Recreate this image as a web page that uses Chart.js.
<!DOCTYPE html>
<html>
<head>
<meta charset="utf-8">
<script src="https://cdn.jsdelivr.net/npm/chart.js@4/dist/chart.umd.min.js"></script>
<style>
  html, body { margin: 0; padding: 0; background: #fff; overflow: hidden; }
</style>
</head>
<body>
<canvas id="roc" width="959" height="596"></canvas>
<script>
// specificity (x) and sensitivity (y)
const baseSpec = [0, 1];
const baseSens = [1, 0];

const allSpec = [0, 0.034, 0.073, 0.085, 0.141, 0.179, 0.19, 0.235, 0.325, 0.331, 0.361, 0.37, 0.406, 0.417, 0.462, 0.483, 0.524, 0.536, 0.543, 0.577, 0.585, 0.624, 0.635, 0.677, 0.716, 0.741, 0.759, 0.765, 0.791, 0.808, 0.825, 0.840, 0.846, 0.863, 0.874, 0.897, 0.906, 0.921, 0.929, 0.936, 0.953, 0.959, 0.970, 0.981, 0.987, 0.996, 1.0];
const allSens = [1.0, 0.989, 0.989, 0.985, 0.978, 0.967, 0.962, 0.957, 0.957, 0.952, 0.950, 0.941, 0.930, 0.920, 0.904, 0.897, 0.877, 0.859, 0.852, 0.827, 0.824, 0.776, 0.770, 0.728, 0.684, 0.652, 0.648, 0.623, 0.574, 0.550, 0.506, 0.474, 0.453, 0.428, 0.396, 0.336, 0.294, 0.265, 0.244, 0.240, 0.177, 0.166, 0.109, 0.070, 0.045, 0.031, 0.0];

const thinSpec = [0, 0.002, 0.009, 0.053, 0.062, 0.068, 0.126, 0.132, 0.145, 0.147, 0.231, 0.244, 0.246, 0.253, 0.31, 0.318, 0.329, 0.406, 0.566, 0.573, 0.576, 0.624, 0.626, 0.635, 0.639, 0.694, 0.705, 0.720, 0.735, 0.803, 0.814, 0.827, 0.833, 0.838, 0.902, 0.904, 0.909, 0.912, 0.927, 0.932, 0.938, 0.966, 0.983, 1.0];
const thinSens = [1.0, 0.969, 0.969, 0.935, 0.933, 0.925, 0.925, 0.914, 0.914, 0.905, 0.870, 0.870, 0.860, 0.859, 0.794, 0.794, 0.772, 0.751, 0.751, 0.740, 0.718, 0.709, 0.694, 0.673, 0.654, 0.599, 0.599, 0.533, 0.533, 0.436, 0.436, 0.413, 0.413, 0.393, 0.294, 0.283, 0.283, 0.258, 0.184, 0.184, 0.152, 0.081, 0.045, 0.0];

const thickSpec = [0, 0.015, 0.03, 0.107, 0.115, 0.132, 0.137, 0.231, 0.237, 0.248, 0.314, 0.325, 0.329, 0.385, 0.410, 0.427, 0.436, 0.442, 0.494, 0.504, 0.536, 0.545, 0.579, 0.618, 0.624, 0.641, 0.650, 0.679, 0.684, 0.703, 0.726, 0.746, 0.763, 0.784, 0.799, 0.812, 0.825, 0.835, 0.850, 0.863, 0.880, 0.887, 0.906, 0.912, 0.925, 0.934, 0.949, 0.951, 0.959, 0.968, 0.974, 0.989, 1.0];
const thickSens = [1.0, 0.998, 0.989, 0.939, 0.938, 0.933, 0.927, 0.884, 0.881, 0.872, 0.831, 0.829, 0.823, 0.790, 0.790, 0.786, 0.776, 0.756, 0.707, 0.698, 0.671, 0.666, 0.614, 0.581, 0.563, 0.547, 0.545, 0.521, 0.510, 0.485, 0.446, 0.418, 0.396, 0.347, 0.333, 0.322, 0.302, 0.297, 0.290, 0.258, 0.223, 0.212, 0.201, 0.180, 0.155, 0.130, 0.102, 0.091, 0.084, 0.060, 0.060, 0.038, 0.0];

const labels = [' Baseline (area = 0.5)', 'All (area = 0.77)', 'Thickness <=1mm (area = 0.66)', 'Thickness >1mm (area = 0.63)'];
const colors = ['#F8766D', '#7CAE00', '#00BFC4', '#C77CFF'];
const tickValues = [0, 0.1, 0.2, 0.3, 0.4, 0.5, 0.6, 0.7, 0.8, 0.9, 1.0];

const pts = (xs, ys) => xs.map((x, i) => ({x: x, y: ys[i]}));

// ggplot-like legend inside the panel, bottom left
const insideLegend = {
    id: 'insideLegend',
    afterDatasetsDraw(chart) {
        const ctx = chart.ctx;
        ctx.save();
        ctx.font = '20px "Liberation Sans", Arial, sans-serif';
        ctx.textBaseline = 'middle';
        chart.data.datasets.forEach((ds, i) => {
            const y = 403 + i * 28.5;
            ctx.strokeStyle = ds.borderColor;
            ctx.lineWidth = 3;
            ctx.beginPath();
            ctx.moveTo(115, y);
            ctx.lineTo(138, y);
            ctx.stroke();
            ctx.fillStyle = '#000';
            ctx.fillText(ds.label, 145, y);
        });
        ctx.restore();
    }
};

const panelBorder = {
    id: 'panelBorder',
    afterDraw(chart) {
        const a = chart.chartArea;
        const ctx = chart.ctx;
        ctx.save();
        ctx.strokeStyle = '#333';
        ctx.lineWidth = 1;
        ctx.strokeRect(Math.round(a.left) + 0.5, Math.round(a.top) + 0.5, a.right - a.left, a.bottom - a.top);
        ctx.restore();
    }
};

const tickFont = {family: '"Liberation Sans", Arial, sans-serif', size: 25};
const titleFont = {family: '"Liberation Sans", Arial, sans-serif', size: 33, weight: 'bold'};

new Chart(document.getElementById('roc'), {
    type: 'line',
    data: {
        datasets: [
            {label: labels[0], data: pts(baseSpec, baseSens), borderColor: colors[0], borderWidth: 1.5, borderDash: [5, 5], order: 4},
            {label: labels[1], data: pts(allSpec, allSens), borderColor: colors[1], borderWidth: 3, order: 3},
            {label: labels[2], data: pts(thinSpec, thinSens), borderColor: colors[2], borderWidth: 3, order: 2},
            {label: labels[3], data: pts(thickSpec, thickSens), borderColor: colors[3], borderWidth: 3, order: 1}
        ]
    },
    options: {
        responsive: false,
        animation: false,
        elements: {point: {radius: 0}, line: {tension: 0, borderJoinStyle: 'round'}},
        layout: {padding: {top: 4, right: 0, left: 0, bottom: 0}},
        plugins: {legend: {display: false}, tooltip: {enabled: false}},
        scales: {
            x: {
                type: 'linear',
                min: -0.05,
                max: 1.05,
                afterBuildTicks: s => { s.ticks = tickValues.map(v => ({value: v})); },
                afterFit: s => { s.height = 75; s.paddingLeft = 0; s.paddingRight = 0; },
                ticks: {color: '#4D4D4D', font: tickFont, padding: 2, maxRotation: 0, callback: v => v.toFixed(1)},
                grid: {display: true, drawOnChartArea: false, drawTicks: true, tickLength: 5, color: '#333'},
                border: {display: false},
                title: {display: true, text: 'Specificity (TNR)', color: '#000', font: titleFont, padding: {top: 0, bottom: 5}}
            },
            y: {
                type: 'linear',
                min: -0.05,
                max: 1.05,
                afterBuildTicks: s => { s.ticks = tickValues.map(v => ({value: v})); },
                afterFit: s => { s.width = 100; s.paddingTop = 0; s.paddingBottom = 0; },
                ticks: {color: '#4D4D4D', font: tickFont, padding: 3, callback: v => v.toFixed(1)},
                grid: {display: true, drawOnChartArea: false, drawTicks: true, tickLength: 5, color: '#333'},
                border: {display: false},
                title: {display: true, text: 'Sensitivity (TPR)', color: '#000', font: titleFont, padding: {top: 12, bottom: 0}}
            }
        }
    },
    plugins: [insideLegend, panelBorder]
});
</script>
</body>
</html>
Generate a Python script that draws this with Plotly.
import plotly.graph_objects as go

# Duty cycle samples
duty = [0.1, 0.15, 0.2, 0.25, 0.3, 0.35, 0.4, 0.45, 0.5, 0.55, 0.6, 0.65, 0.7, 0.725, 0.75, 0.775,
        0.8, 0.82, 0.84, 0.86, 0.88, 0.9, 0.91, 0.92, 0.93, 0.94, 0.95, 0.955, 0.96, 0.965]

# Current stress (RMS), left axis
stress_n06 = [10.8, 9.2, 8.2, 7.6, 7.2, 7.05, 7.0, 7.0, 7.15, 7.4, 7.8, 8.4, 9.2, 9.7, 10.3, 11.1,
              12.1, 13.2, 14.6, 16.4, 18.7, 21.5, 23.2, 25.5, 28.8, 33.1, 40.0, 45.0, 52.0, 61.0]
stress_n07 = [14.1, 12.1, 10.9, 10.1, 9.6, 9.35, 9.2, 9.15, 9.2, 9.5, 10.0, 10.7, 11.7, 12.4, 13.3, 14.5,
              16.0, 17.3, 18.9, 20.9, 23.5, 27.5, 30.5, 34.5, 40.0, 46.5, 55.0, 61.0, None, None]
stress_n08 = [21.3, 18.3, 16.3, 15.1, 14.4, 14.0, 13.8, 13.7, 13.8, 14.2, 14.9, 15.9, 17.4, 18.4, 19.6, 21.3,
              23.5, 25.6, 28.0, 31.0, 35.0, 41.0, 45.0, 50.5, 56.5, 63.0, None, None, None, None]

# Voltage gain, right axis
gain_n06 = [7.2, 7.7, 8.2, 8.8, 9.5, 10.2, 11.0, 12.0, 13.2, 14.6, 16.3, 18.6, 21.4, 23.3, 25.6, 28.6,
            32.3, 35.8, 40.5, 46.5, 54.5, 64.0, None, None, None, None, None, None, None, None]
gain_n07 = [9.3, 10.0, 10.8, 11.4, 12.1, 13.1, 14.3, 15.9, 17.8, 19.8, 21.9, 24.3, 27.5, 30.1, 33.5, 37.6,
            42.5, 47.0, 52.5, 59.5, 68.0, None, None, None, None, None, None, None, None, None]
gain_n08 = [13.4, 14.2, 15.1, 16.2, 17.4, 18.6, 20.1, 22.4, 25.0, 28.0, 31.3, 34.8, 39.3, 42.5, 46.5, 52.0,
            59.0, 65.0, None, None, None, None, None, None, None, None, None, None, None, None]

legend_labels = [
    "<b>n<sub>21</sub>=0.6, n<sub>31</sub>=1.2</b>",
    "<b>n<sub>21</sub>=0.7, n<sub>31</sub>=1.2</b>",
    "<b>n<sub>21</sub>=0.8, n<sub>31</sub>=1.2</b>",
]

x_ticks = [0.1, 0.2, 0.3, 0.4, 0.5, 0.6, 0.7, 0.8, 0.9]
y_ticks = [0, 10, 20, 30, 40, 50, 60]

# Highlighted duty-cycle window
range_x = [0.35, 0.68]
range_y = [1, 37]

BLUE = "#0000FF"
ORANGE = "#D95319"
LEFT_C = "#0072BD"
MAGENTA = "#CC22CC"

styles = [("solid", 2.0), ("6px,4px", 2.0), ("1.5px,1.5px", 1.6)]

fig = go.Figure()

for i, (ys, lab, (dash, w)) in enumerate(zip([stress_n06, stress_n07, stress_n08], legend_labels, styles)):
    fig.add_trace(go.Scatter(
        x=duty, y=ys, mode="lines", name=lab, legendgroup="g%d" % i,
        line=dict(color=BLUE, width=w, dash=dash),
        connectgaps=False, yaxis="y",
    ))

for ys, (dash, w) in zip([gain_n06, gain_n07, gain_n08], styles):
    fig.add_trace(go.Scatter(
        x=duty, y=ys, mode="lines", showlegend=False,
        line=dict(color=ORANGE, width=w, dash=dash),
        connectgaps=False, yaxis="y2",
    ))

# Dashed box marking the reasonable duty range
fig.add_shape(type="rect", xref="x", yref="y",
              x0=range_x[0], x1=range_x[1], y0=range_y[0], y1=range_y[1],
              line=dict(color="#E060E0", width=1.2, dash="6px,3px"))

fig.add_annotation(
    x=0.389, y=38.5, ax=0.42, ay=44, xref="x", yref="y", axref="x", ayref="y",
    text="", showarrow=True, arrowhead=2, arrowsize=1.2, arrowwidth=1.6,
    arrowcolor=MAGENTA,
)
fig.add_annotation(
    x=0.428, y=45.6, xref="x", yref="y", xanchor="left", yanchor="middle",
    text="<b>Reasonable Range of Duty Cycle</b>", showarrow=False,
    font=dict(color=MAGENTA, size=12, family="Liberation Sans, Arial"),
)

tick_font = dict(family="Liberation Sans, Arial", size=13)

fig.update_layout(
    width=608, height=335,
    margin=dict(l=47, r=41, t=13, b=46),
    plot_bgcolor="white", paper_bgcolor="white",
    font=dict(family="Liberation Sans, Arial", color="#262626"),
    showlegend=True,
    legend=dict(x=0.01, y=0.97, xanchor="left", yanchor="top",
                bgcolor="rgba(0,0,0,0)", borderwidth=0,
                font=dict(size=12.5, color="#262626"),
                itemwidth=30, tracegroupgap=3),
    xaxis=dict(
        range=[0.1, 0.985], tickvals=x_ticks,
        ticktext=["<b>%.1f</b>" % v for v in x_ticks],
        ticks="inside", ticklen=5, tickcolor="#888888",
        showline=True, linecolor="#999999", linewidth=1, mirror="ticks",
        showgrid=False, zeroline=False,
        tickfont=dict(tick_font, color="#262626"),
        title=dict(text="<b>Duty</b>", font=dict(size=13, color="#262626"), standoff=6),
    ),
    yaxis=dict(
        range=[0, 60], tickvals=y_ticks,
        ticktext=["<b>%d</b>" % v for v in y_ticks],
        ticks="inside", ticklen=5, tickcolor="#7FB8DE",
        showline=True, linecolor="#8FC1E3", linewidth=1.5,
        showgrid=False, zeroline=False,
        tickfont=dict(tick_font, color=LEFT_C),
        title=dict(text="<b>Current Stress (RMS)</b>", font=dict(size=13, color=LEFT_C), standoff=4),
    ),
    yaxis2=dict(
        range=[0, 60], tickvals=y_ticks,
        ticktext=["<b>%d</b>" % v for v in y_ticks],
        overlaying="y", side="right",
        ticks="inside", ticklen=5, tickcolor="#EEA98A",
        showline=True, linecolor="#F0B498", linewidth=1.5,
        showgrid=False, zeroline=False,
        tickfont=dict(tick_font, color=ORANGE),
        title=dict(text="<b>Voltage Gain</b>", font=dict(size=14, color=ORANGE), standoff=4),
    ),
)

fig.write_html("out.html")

## TASK REQUIREMENTS
Your task is to quote the lines above, beginning with the first and ending with the one that holds "const baseSens = [1, 0];".

## RESULT OF THE EXERCISE
Recreate this image as a web page that uses Chart.js.
<!DOCTYPE html>
<html>
<head>
<meta charset="utf-8">
<script src="https://cdn.jsdelivr.net/npm/chart.js@4/dist/chart.umd.min.js"></script>
<style>
  html, body { margin: 0; padding: 0; background: #fff; overflow: hidden; }
</style>
</head>
<body>
<canvas id="roc" width="959" height="596"></canvas>
<script>
// specificity (x) and sensitivity (y)
const baseSpec = [0, 1];
const baseSens = [1, 0];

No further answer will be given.